Charts and diagrams as code
——————

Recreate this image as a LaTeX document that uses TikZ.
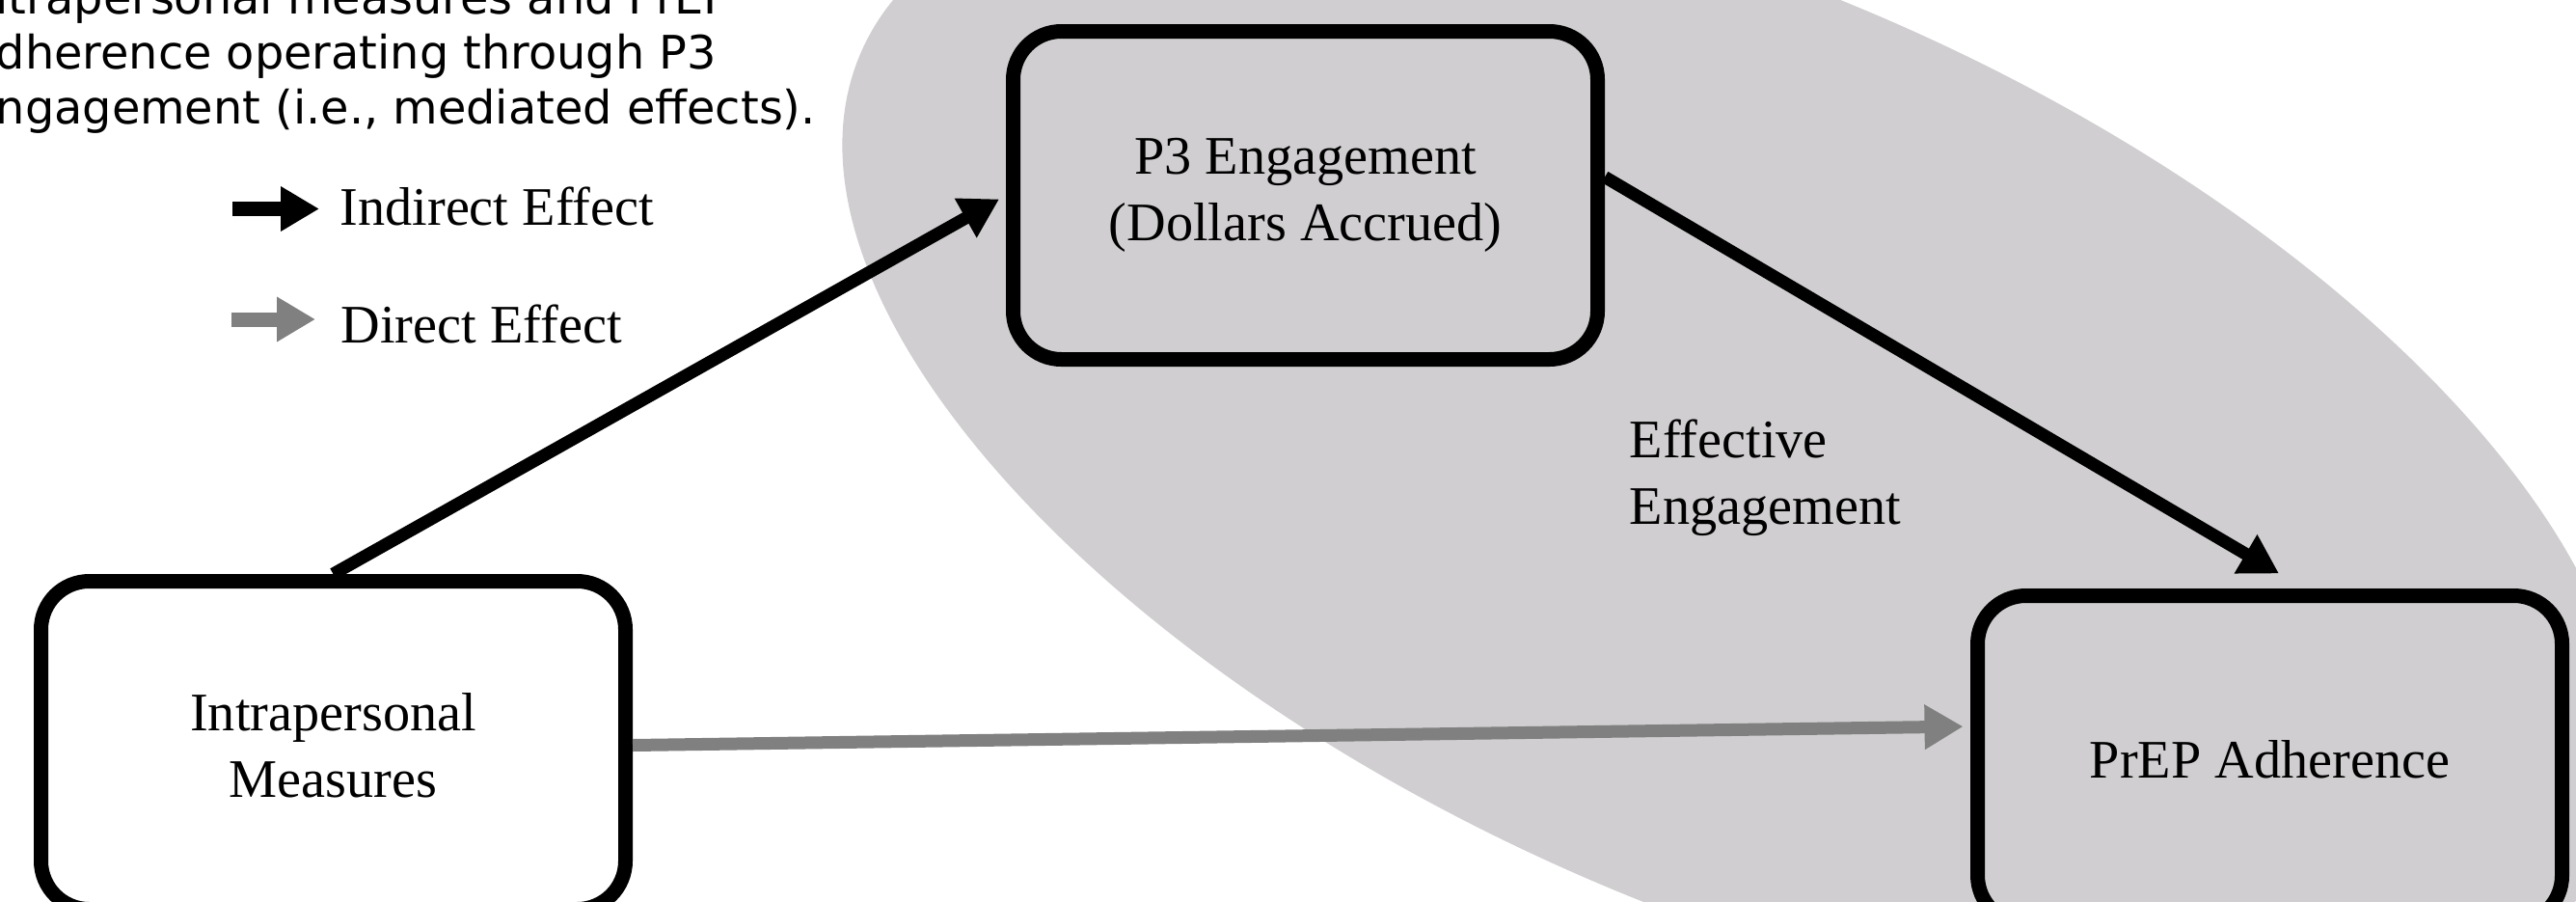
\documentclass[tikz,border=0pt]{standalone}
\usepackage{fontspec}
\setmainfont{Liberation Serif}
\newfontfamily\notefont{DejaVu Sans}
\usepackage{tikz}
\usetikzlibrary{arrows.meta, calc}
\definecolor{ovalgray}{RGB}{208,206,208}
\definecolor{arrowgray}{RGB}{128,128,128}
\newcommand{\labfont}{\fontsize{16}{19.5}\selectfont}
\tikzset{
  varbox/.style={draw, line width=0.15cm, rounded corners=0.5cm,
    minimum width=6.06cm, minimum height=3.4cm, align=center, font=\labfont},
  indirect/.style={line width=0.13cm, -{Triangle[length=0.4cm, width=0.44cm]}},
  direct/.style={indirect, draw=arrowgray, fill=arrowgray},
}

\begin{document}
\begin{tikzpicture}
\useasboundingbox (0,0) rectangle (26.71,9.34);
\clip (0,0) rectangle (26.71,9.34);
\fill[ovalgray, rotate around={-24.6:(18,4.69)}] (18,4.69) ellipse [x radius=9.96, y radius=4.70];

\node[anchor=north west, inner sep=0, align=left,
  font=\notefont\fontsize{13.6}{16.3}\selectfont] (note) at (-0.05,9.57)
  {itrapersonal measures and PrEP\\dherence operating through P3\\ngagement (i.e., mediated effects).};

% legend
\coordinate (ind0) at (2.41,7.175);
\coordinate (ind1) at (3.31,7.175);
\coordinate (dir0) at (2.40,6.03);
\coordinate (dir1) at (3.27,6.03);
\draw[indirect, line width=0.15cm] (ind0) -- (ind1);
\draw[direct, line width=0.15cm] (dir0) -- (dir1);
\node[anchor=base west, inner sep=0, font=\labfont] (indlab) at (3.52,7.01) {Indirect Effect};
\node[anchor=base west, inner sep=0, font=\labfont] (dirlab) at (3.53,5.79) {Direct Effect};

\node[varbox, fill=white] (intra) at (3.455,1.615) {Intrapersonal\\Measures};
\node[varbox] (p3) at (13.535,7.315) {P3 Engagement\\(Dollars Accrued)};
\node[varbox] (prep) at (23.535,1.465) {PrEP Adherence};
\node[anchor=north west, inner sep=0, align=left, font=\labfont] (eff) at (16.89,4.994)
  {Effective\\Engagement};

\draw[indirect, shorten >=0.08cm] (intra.north) -- (p3.west);
\draw[indirect] ([yshift=0.19cm]p3.east) -- ([shift={(0.095,0.155)}]prep.north);
\draw[direct, shorten >=0.075cm] (intra.east) -- ([yshift=0.345cm]prep.west);
\end{tikzpicture}
\end{document}
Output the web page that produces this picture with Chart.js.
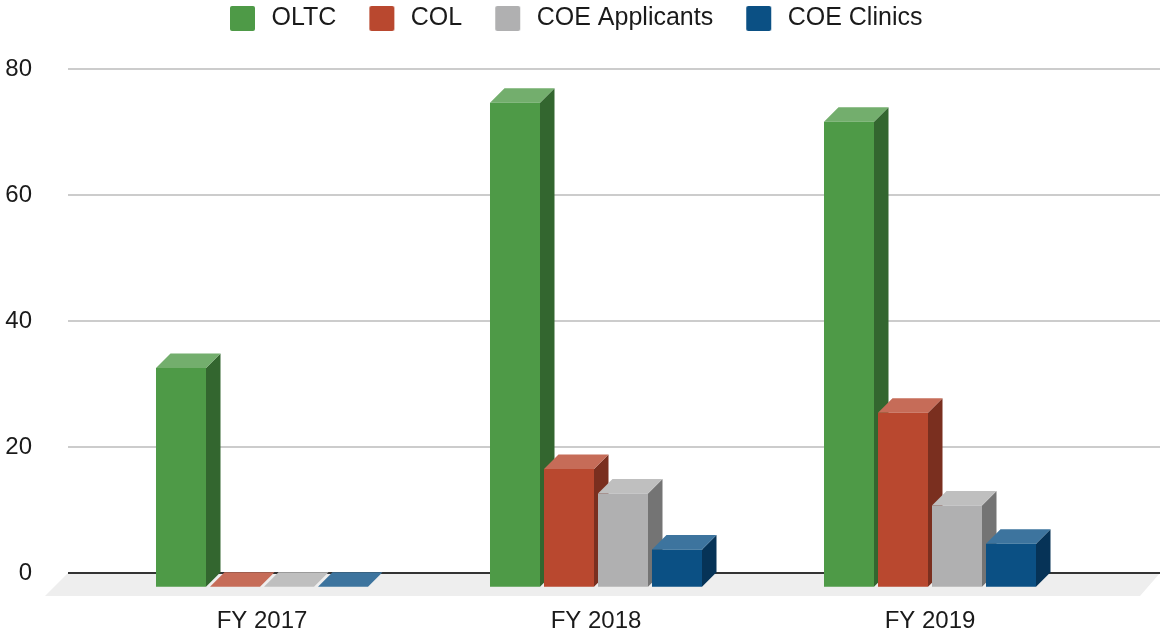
<!DOCTYPE html>
<html>
<head>
<meta charset="utf-8">
<script src="https://cdn.jsdelivr.net/npm/chart.js@4"></script>
<style>
  html, body { margin: 0; padding: 0; background: #fff; }
  canvas { display: block; }
</style>
</head>
<body>
<canvas id="myChart" width="1160" height="632"></canvas>
<script>
const categories = ['FY 2017', 'FY 2018', 'FY 2019'];
const seriesNames = ['OLTC', 'COL', 'COE Applicants', 'COE Clinics'];
const oltc = [34.7, 76.8, 73.8];
const col = [0, 18.7, 27.6];
const coeApplicants = [0, 14.8, 12.9];
const coeClinics = [0, 5.9, 6.8];
const yTicks = [0, 20, 40, 60, 80];

const frontColors = ['#4e9a47', '#b9482f', '#b0b0b1', '#0b5084'];
const topColors = ['#73ae6d', '#c66c58', '#bfbfbf', '#3d749e'];
const sideColors = ['#33662f', '#7a2f1f', '#747474', '#063357'];

// fake 3d: depth of the boxes and how far the front plane sits under the back wall
const depth = 14.5;
const frontShift = 13.7;

function legendSwatch(color) {
  const c = document.createElement('canvas');
  c.width = 57;
  c.height = 25;
  const g = c.getContext('2d');
  g.fillStyle = color;
  g.beginPath();
  g.roundRect(28, 0, 25, 25, 2);
  g.fill();
  return c;
}

function poly(ctx, color, pts) {
  ctx.fillStyle = color;
  ctx.beginPath();
  pts.forEach((p, i) => i ? ctx.lineTo(p[0], p[1]) : ctx.moveTo(p[0], p[1]));
  ctx.closePath();
  ctx.fill();
}

const fake3d = {
  id: 'fake3d',
  afterLayout(chart) {
    chart.legend.left = 197;
    chart.legend.top = 1;
  },
  beforeDatasetsDraw(chart) {
    const ctx = chart.ctx;
    const area = chart.chartArea;
    const y = chart.scales.y;
    const y0 = y.getPixelForValue(0);
    const wallLeft = area.left - 27;

    // floor
    poly(ctx, '#eeeeee', [
      [wallLeft, y0], [chart.width, y0],
      [chart.width - 20, y0 + 23], [wallLeft - 23, y0 + 23]
    ]);

    // back wall lines
    yTicks.forEach(v => {
      const py = y.getPixelForValue(v);
      ctx.strokeStyle = v === 0 ? '#333333' : '#cccccc';
      ctx.lineWidth = 2;
      ctx.beginPath();
      ctx.moveTo(wallLeft, py);
      ctx.lineTo(chart.width, py);
      ctx.stroke();
    });

    // everything from here on is the front plane, restored after the datasets
    ctx.save();
    ctx.translate(0, frontShift);
    seriesNames.forEach((name, d) => {
      chart.getDatasetMeta(d).data.forEach(bar => {
        const l = bar.x - bar.width / 2;
        const r = bar.x + bar.width / 2;
        poly(ctx, sideColors[d], [[r, bar.y], [r + depth, bar.y - depth], [r + depth, bar.base - depth], [r, bar.base]]);
        poly(ctx, topColors[d], [[l, bar.y], [l + depth, bar.y - depth], [r + depth, bar.y - depth], [r, bar.y]]);
      });
    });
  },
  afterDatasetsDraw(chart) {
    chart.ctx.restore();
  }
};

const allValues = [oltc, col, coeApplicants, coeClinics];

new Chart(document.getElementById('myChart').getContext('2d'), {
  type: 'bar',
  data: {
    labels: categories,
    datasets: seriesNames.map((name, i) => ({
      label: name,
      data: allValues[i],
      backgroundColor: frontColors[i],
      borderWidth: 0,
      clip: false,
      barPercentage: 0.926,
      categoryPercentage: 0.6467
    }))
  },
  plugins: [fake3d],
  options: {
    responsive: false,
    animation: false,
    layout: { padding: { top: 29, right: 63, bottom: 0, left: 0 } },
    plugins: {
      tooltip: { enabled: false },
      legend: {
        position: 'top',
        align: 'start',
        labels: {
          usePointStyle: true,
          pointStyleWidth: 57,
          padding: 5,
          color: '#1a1a1a',
          font: { family: '"Liberation Sans"', size: 25 },
          generateLabels(chart) {
            return Chart.defaults.plugins.legend.labels.generateLabels(chart).map((item, i) => {
              item.pointStyle = legendSwatch(frontColors[i]);
              return item;
            });
          }
        }
      }
    },
    scales: {
      x: {
        grid: { display: false, drawTicks: false },
        border: { display: false },
        afterFit(scale) { scale.height = 59; },
        ticks: {
          color: '#1a1a1a',
          padding: 34,
          maxRotation: 0,
          autoSkip: false,
          font: { family: '"Liberation Sans"', size: 24 }
        }
      },
      y: {
        min: 0,
        max: 80,
        grid: { display: false, drawTicks: false },
        border: { display: false },
        afterFit(scale) {
          scale.width = 95;
          // tick padding only pushes labels left here, it must not eat chart height
          scale.paddingTop = 0;
          scale.paddingBottom = 0;
        },
        afterBuildTicks(scale) { scale.ticks = yTicks.map(value => ({ value })); },
        ticks: {
          color: '#1a1a1a',
          padding: 63,
          font: { family: '"Liberation Sans"', size: 24 }
        }
      }
    }
  }
});
</script>
</body>
</html>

——————

Task goal: Where a line in the entries holds "this", copy that line.

The completed task:
Recreate this image as a LaTeX document that uses TikZ.
Output the web page that produces this picture with Chart.js.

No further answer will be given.